Request -
Look in the material below for the line with "Output the web" and the line with "var thicknessTicks = [0, 25, 50, 75, 100, 125];", then set down exactly those two lines and all lines between, nothing more.

Data provided -

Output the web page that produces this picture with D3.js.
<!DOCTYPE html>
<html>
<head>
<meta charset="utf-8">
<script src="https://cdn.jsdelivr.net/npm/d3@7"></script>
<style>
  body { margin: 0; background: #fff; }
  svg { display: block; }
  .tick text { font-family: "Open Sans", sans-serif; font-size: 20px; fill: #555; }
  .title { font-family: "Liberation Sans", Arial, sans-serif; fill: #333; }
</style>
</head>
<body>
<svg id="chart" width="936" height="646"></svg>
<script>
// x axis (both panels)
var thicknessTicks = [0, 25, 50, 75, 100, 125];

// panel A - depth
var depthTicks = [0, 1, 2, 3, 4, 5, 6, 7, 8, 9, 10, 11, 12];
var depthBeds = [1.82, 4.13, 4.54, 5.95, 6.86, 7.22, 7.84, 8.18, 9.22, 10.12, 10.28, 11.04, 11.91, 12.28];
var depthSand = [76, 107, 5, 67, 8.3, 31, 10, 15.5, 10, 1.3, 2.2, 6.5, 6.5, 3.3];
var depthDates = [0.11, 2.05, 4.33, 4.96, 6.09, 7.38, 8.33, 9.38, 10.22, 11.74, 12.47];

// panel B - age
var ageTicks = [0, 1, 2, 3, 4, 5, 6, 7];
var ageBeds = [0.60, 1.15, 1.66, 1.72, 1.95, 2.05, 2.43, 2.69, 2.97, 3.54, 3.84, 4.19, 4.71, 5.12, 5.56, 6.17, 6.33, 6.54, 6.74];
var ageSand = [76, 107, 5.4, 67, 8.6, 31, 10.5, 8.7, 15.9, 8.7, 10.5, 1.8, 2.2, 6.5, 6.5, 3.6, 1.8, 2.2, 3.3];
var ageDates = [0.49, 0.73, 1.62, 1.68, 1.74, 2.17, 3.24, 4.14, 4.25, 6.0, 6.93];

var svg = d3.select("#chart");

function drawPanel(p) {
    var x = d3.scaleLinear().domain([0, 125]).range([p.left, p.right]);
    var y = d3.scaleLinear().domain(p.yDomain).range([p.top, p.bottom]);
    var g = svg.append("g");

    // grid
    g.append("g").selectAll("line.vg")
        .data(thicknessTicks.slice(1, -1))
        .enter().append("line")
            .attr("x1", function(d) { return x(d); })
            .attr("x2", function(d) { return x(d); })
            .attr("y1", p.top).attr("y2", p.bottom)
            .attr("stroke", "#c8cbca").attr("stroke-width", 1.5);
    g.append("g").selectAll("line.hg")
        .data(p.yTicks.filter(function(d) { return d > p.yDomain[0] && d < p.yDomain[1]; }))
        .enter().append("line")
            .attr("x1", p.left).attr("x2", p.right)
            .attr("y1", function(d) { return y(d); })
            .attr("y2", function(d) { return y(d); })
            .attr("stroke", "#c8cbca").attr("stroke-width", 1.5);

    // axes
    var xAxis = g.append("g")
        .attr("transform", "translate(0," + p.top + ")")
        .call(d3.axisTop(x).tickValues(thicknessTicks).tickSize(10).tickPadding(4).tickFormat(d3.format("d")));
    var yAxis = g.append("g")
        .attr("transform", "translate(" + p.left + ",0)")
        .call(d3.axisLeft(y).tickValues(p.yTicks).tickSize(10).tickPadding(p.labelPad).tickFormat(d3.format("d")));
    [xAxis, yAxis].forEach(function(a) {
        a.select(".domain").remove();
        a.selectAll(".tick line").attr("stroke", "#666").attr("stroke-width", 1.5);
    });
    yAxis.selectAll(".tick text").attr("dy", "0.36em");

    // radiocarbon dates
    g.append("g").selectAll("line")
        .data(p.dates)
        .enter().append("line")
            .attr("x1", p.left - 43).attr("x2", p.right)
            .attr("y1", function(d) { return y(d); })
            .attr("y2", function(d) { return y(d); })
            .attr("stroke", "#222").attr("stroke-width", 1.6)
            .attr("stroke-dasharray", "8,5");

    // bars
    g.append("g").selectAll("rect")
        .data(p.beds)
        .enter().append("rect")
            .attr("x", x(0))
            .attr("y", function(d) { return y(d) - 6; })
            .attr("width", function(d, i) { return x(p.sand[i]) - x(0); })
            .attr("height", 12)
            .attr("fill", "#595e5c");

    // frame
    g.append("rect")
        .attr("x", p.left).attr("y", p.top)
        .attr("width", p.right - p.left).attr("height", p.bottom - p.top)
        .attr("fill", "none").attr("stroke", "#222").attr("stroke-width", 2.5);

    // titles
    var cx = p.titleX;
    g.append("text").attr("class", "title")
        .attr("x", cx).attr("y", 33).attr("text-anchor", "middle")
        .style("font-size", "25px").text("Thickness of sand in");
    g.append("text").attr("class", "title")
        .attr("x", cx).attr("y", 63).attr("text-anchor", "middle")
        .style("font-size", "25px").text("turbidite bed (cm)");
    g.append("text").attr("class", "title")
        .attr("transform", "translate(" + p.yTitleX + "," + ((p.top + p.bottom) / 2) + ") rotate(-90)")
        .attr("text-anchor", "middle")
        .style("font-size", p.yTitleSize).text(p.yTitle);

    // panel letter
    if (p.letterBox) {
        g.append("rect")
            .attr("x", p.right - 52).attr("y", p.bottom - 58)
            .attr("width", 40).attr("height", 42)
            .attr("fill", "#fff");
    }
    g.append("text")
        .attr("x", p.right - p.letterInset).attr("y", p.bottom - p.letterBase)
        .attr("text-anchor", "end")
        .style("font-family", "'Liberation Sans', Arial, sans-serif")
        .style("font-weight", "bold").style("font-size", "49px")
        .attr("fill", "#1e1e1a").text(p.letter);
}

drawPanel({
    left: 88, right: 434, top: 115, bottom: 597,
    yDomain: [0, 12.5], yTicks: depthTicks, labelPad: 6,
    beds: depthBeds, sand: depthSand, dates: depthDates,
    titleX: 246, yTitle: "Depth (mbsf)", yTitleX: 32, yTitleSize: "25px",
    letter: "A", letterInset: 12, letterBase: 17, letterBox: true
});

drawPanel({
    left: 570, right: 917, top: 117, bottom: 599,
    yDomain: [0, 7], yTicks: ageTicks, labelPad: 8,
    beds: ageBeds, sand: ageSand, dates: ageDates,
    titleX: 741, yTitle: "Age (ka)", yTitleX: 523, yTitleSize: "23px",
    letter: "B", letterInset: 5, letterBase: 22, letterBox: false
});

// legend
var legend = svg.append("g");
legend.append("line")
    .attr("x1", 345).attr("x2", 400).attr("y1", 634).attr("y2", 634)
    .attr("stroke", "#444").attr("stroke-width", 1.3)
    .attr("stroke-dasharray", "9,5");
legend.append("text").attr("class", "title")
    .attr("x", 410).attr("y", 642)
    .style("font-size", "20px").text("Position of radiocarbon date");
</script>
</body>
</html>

...

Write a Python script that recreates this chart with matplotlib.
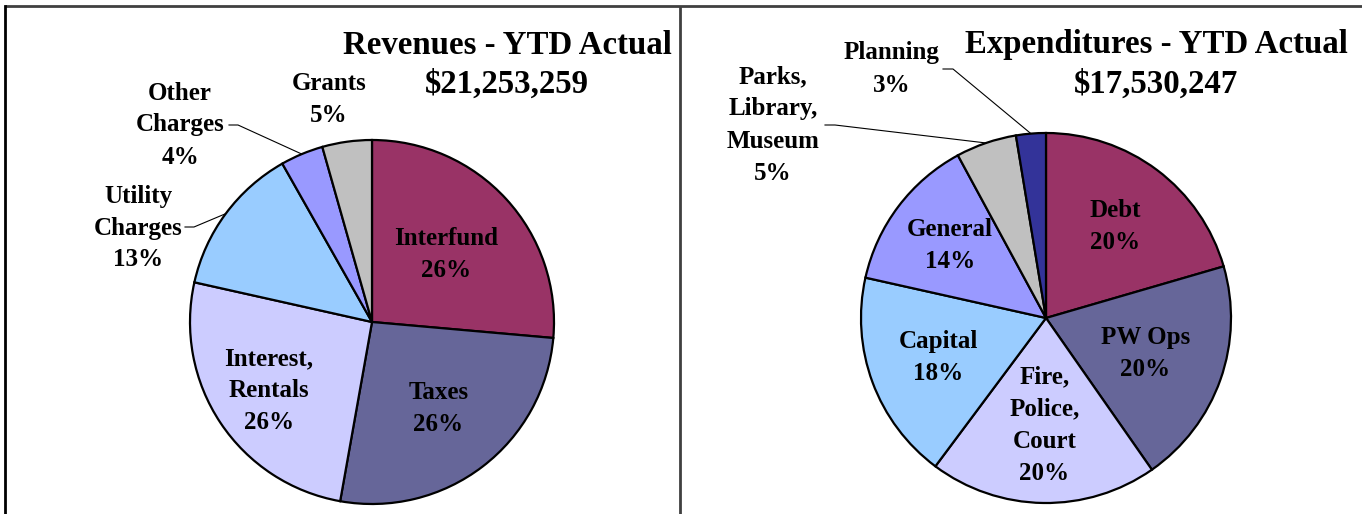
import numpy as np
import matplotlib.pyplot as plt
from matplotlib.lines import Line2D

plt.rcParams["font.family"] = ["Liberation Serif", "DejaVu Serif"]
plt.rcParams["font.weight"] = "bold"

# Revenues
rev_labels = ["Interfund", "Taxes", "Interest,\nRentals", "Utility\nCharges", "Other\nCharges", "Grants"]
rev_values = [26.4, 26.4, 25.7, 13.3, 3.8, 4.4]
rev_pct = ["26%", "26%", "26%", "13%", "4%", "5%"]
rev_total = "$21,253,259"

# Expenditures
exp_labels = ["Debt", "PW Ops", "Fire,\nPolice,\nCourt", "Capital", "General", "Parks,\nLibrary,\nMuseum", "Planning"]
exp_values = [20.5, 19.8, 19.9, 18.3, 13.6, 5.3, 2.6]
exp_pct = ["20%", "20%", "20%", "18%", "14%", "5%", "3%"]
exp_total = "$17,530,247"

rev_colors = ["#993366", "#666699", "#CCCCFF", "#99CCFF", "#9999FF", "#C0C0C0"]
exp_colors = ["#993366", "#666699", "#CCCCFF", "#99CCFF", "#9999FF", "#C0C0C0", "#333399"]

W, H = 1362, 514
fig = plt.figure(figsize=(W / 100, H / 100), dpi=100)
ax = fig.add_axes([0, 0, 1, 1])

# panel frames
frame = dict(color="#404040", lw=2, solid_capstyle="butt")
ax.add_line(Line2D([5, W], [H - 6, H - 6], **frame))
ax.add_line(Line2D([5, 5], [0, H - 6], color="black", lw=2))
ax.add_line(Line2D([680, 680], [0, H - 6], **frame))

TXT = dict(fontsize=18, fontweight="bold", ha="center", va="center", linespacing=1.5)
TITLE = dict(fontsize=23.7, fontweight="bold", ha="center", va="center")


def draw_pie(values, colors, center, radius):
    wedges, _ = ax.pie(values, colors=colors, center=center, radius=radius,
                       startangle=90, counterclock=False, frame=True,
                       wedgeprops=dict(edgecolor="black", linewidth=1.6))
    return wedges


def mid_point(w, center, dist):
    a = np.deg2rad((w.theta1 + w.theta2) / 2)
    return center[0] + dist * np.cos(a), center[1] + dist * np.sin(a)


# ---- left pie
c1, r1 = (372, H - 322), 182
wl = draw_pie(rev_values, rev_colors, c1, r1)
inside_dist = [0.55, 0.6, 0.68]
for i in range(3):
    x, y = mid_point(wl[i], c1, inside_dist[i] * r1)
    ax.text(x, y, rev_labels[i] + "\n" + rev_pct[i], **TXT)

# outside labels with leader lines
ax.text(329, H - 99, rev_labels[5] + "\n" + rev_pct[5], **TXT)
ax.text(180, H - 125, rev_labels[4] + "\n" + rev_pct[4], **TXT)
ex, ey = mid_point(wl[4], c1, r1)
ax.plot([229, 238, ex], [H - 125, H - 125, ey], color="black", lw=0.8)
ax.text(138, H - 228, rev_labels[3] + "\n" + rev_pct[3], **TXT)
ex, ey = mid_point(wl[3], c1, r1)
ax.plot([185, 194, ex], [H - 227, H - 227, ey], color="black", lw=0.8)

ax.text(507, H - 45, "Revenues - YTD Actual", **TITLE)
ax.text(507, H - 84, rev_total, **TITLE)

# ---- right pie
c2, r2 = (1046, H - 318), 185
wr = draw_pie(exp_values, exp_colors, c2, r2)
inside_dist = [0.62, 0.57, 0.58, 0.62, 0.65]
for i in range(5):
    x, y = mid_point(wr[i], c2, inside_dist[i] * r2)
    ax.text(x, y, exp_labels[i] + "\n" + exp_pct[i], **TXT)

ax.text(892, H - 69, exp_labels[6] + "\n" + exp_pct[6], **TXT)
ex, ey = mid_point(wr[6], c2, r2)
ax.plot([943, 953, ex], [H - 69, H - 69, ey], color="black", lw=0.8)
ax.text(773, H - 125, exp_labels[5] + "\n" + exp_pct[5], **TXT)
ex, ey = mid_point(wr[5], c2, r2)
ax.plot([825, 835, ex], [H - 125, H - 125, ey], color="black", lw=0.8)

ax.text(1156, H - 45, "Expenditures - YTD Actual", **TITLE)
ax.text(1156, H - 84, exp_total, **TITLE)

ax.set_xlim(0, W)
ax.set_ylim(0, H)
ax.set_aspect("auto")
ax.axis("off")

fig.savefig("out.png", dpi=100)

Result of this task -
Output the web page that produces this picture with D3.js.
<!DOCTYPE html>
<html>
<head>
<meta charset="utf-8">
<script src="https://cdn.jsdelivr.net/npm/d3@7"></script>
<style>
  body { margin: 0; background: #fff; }
  svg { display: block; }
  .tick text { font-family: "Open Sans", sans-serif; font-size: 20px; fill: #555; }
  .title { font-family: "Liberation Sans", Arial, sans-serif; fill: #333; }
</style>
</head>
<body>
<svg id="chart" width="936" height="646"></svg>
<script>
// x axis (both panels)
var thicknessTicks = [0, 25, 50, 75, 100, 125];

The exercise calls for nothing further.